— WHAT THIS TASK INVOLVES —
Exactly retype the lines from the top of the data through the line containing "const hydrationSig40 = ['', '', '', '*'];", leaving out every picture.

— SOURCE EXCERPT —
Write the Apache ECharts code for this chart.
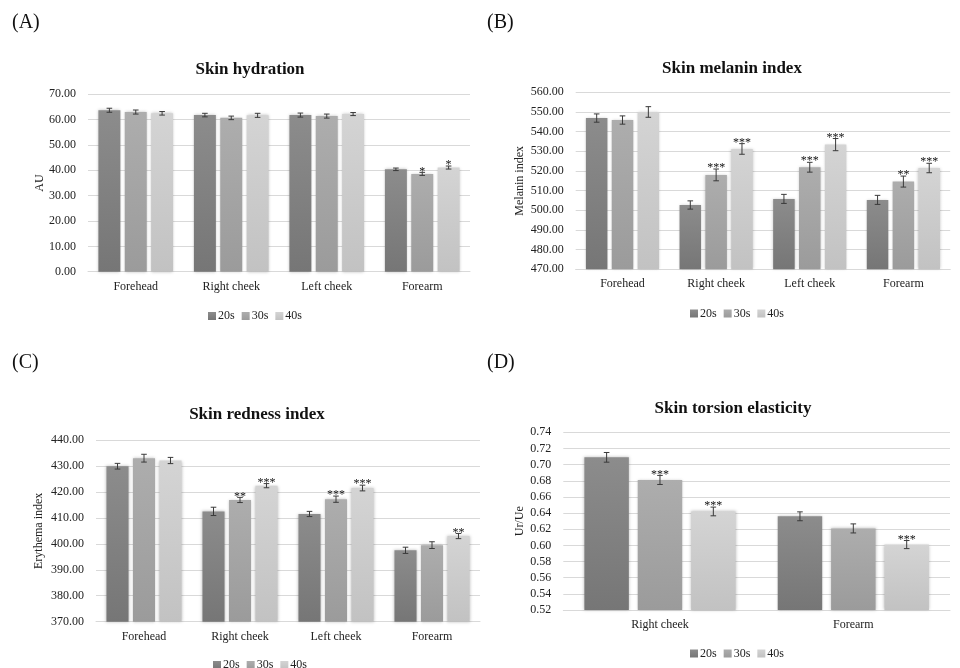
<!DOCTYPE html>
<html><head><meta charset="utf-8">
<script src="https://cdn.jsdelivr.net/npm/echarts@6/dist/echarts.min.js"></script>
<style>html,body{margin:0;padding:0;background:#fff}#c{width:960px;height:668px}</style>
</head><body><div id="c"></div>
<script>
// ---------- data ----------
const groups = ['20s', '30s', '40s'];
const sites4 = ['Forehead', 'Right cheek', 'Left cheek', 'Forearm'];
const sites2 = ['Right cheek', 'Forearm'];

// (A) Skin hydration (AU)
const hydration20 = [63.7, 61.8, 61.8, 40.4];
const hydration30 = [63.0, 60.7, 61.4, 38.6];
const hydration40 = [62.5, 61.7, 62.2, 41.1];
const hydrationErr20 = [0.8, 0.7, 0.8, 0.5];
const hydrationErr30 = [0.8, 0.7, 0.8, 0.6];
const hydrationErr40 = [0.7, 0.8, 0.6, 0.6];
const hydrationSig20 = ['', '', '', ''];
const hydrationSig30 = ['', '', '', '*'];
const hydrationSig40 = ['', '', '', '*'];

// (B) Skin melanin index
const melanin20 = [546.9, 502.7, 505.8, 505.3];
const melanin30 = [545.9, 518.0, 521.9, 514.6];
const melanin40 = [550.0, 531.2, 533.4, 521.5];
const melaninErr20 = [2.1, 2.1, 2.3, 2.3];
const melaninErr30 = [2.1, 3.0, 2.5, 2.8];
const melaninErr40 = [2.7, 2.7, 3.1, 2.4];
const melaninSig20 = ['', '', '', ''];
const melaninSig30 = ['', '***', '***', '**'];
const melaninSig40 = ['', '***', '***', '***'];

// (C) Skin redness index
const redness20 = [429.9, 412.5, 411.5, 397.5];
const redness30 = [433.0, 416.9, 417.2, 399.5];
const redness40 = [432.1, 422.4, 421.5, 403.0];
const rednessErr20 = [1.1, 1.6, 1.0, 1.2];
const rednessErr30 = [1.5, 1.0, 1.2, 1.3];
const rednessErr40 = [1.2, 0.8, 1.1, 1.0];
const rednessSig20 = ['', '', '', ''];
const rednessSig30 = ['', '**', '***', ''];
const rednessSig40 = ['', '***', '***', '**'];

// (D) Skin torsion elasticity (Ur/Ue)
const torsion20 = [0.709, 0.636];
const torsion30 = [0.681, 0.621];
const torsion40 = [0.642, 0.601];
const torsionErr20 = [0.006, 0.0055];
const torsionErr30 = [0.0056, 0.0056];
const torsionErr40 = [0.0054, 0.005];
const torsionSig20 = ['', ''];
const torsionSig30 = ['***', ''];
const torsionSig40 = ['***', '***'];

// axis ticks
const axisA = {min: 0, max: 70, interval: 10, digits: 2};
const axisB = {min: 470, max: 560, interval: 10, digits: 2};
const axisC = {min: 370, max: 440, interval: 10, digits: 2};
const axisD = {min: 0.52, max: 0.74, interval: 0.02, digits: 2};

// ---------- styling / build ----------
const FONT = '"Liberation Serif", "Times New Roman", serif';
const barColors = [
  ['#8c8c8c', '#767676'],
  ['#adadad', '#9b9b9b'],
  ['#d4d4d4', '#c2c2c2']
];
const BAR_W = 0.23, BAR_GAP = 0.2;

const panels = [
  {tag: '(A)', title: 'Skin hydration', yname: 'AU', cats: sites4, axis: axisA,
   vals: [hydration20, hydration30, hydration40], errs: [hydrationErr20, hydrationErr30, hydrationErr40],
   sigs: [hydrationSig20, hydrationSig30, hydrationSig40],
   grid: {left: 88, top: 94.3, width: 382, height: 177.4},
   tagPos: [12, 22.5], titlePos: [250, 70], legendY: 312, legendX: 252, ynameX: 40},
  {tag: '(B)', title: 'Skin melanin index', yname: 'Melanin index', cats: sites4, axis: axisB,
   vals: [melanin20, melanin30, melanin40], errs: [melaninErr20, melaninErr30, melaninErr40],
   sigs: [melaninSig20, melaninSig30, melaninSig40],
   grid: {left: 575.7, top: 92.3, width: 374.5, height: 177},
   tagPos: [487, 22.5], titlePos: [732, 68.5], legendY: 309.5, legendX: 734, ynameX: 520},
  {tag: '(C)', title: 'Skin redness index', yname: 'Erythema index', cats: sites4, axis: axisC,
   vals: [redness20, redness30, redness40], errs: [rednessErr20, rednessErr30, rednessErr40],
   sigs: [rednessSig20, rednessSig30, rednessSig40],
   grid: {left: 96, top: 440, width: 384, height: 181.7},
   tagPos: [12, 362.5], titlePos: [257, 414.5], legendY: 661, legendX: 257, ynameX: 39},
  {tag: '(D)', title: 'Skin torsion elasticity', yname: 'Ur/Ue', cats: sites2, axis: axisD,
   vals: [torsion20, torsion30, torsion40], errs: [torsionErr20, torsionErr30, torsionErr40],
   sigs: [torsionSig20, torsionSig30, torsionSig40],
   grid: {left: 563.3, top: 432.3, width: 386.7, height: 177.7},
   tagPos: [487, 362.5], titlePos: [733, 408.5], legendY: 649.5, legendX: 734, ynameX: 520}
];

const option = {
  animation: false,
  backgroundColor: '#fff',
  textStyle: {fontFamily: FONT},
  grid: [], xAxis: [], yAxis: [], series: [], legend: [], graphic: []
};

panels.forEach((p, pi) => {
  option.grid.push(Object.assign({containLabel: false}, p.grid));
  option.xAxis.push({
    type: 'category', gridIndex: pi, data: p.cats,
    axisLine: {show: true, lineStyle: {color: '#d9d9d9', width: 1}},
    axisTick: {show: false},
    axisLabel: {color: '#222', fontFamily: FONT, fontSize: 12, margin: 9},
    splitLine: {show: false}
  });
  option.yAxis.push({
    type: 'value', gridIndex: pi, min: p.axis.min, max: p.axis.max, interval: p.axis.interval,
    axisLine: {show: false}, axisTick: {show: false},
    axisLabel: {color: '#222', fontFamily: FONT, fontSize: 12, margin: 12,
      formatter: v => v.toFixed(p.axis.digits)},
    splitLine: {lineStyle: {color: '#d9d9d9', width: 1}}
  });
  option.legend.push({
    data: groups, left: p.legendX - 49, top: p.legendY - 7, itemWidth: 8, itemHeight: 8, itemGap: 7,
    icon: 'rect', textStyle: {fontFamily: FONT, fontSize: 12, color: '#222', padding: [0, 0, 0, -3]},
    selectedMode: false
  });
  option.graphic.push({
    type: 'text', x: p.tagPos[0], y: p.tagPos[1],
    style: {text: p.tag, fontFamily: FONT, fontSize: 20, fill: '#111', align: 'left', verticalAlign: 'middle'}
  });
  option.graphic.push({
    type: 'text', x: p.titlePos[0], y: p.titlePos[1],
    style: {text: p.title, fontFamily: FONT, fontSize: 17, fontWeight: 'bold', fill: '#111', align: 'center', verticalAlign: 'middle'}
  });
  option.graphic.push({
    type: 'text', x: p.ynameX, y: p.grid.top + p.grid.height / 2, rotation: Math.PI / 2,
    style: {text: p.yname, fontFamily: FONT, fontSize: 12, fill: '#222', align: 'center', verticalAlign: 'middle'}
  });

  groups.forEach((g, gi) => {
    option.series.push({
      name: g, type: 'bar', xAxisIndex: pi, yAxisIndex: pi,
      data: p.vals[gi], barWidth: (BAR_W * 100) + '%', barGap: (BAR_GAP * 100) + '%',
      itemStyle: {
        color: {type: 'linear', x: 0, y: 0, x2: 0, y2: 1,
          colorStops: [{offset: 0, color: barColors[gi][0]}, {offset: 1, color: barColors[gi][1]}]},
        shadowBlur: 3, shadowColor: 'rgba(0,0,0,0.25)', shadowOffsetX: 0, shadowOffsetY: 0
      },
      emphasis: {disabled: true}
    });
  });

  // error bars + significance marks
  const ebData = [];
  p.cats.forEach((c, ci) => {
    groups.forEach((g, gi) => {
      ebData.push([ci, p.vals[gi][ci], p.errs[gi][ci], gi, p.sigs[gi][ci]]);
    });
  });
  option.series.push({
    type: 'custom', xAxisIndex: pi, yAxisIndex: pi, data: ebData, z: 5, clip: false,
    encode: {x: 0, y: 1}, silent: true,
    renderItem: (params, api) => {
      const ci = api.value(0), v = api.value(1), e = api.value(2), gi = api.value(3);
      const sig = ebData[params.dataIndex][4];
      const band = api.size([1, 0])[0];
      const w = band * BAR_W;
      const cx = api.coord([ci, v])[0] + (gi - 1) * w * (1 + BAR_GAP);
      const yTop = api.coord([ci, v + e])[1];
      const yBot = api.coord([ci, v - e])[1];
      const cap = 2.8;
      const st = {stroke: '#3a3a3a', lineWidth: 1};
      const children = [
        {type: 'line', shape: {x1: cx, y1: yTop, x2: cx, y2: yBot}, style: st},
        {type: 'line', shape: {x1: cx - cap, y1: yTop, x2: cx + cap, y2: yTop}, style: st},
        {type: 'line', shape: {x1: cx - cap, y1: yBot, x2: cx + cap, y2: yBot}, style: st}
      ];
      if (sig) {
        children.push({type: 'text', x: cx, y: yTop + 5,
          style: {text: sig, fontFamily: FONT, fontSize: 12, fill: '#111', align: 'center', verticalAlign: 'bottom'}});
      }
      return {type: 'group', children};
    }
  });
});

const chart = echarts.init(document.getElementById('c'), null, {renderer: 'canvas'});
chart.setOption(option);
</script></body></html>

— FINISHED ANSWER —
Write the Apache ECharts code for this chart.
<!DOCTYPE html>
<html><head><meta charset="utf-8">
<script src="https://cdn.jsdelivr.net/npm/echarts@6/dist/echarts.min.js"></script>
<style>html,body{margin:0;padding:0;background:#fff}#c{width:960px;height:668px}</style>
</head><body><div id="c"></div>
<script>
// ---------- data ----------
const groups = ['20s', '30s', '40s'];
const sites4 = ['Forehead', 'Right cheek', 'Left cheek', 'Forearm'];
const sites2 = ['Right cheek', 'Forearm'];

// (A) Skin hydration (AU)
const hydration20 = [63.7, 61.8, 61.8, 40.4];
const hydration30 = [63.0, 60.7, 61.4, 38.6];
const hydration40 = [62.5, 61.7, 62.2, 41.1];
const hydrationErr20 = [0.8, 0.7, 0.8, 0.5];
const hydrationErr30 = [0.8, 0.7, 0.8, 0.6];
const hydrationErr40 = [0.7, 0.8, 0.6, 0.6];
const hydrationSig20 = ['', '', '', ''];
const hydrationSig30 = ['', '', '', '*'];
const hydrationSig40 = ['', '', '', '*'];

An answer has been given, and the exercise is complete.